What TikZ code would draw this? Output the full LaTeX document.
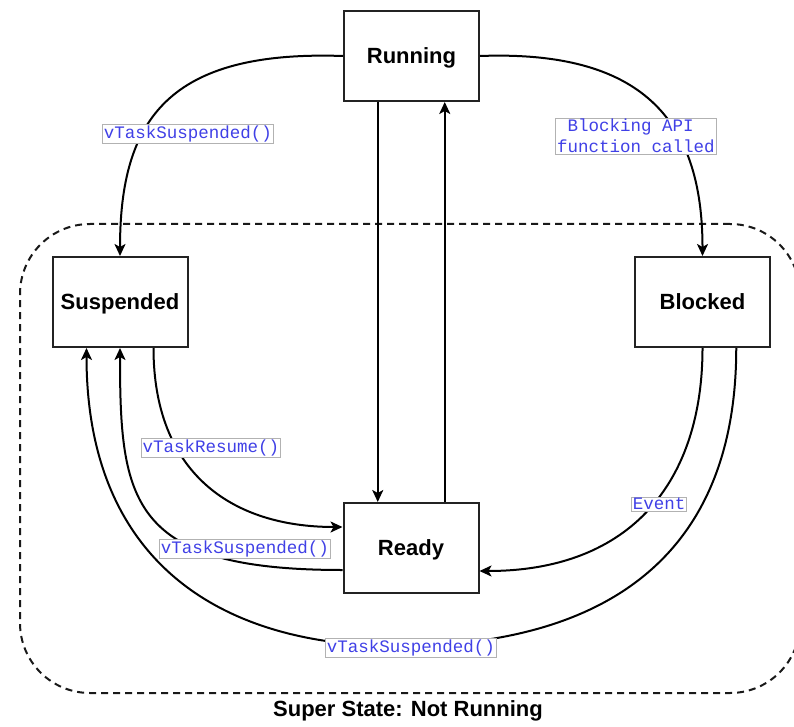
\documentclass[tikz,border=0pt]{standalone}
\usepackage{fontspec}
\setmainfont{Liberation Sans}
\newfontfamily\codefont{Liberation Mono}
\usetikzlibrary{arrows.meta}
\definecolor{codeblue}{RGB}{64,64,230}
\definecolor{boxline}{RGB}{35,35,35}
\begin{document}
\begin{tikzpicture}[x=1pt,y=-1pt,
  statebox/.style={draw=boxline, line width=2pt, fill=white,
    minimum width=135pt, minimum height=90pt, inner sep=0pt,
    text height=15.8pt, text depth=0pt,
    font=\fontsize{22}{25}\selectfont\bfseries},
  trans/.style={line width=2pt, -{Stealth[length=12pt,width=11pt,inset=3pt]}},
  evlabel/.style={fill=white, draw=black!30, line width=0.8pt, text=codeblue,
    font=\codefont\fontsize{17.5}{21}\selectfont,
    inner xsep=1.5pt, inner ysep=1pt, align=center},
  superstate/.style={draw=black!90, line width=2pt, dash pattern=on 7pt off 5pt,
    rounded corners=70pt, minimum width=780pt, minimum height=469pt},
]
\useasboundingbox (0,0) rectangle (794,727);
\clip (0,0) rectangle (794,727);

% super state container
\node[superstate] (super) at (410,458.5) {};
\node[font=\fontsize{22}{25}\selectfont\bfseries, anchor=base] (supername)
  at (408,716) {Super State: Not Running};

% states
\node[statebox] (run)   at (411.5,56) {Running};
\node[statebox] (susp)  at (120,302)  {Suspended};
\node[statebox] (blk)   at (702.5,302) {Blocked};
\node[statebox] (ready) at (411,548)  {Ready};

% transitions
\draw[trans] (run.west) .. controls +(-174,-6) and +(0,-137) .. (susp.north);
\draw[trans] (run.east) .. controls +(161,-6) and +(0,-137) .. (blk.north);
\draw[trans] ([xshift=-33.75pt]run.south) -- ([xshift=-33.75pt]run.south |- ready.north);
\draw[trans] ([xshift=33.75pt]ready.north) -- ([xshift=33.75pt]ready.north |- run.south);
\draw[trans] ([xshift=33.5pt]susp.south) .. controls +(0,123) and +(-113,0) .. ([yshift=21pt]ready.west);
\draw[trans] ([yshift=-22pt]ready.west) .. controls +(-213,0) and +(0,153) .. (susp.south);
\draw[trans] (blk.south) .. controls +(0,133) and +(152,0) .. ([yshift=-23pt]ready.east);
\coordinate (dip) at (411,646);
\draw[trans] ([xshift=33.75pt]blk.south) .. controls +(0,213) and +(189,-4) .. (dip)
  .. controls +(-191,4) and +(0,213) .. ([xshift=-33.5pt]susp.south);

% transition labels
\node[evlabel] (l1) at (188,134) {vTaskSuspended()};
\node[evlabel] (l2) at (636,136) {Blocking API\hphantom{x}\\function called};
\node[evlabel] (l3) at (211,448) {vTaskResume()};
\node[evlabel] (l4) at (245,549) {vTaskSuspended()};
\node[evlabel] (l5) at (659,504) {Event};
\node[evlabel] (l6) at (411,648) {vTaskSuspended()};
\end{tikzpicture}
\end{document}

Given task: Give an exact reproduction of every line, leaving out any picture.

Task response:
What TikZ code would draw this? Output the full LaTeX document.
\documentclass[tikz,border=0pt]{standalone}
\usepackage{fontspec}
\setmainfont{Liberation Sans}
\newfontfamily\codefont{Liberation Mono}
\usetikzlibrary{arrows.meta}
\definecolor{codeblue}{RGB}{64,64,230}
\definecolor{boxline}{RGB}{35,35,35}
\begin{document}
\begin{tikzpicture}[x=1pt,y=-1pt,
  statebox/.style={draw=boxline, line width=2pt, fill=white,
    minimum width=135pt, minimum height=90pt, inner sep=0pt,
    text height=15.8pt, text depth=0pt,
    font=\fontsize{22}{25}\selectfont\bfseries},
  trans/.style={line width=2pt, -{Stealth[length=12pt,width=11pt,inset=3pt]}},
  evlabel/.style={fill=white, draw=black!30, line width=0.8pt, text=codeblue,
    font=\codefont\fontsize{17.5}{21}\selectfont,
    inner xsep=1.5pt, inner ysep=1pt, align=center},
  superstate/.style={draw=black!90, line width=2pt, dash pattern=on 7pt off 5pt,
    rounded corners=70pt, minimum width=780pt, minimum height=469pt},
]
\useasboundingbox (0,0) rectangle (794,727);
\clip (0,0) rectangle (794,727);

% super state container
\node[superstate] (super) at (410,458.5) {};
\node[font=\fontsize{22}{25}\selectfont\bfseries, anchor=base] (supername)
  at (408,716) {Super State: Not Running};

% states
\node[statebox] (run)   at (411.5,56) {Running};
\node[statebox] (susp)  at (120,302)  {Suspended};
\node[statebox] (blk)   at (702.5,302) {Blocked};
\node[statebox] (ready) at (411,548)  {Ready};

% transitions
\draw[trans] (run.west) .. controls +(-174,-6) and +(0,-137) .. (susp.north);
\draw[trans] (run.east) .. controls +(161,-6) and +(0,-137) .. (blk.north);
\draw[trans] ([xshift=-33.75pt]run.south) -- ([xshift=-33.75pt]run.south |- ready.north);
\draw[trans] ([xshift=33.75pt]ready.north) -- ([xshift=33.75pt]ready.north |- run.south);
\draw[trans] ([xshift=33.5pt]susp.south) .. controls +(0,123) and +(-113,0) .. ([yshift=21pt]ready.west);
\draw[trans] ([yshift=-22pt]ready.west) .. controls +(-213,0) and +(0,153) .. (susp.south);
\draw[trans] (blk.south) .. controls +(0,133) and +(152,0) .. ([yshift=-23pt]ready.east);
\coordinate (dip) at (411,646);
\draw[trans] ([xshift=33.75pt]blk.south) .. controls +(0,213) and +(189,-4) .. (dip)
  .. controls +(-191,4) and +(0,213) .. ([xshift=-33.5pt]susp.south);

% transition labels
\node[evlabel] (l1) at (188,134) {vTaskSuspended()};
\node[evlabel] (l2) at (636,136) {Blocking API\hphantom{x}\\function called};
\node[evlabel] (l3) at (211,448) {vTaskResume()};
\node[evlabel] (l4) at (245,549) {vTaskSuspended()};
\node[evlabel] (l5) at (659,504) {Event};
\node[evlabel] (l6) at (411,648) {vTaskSuspended()};
\end{tikzpicture}
\end{document}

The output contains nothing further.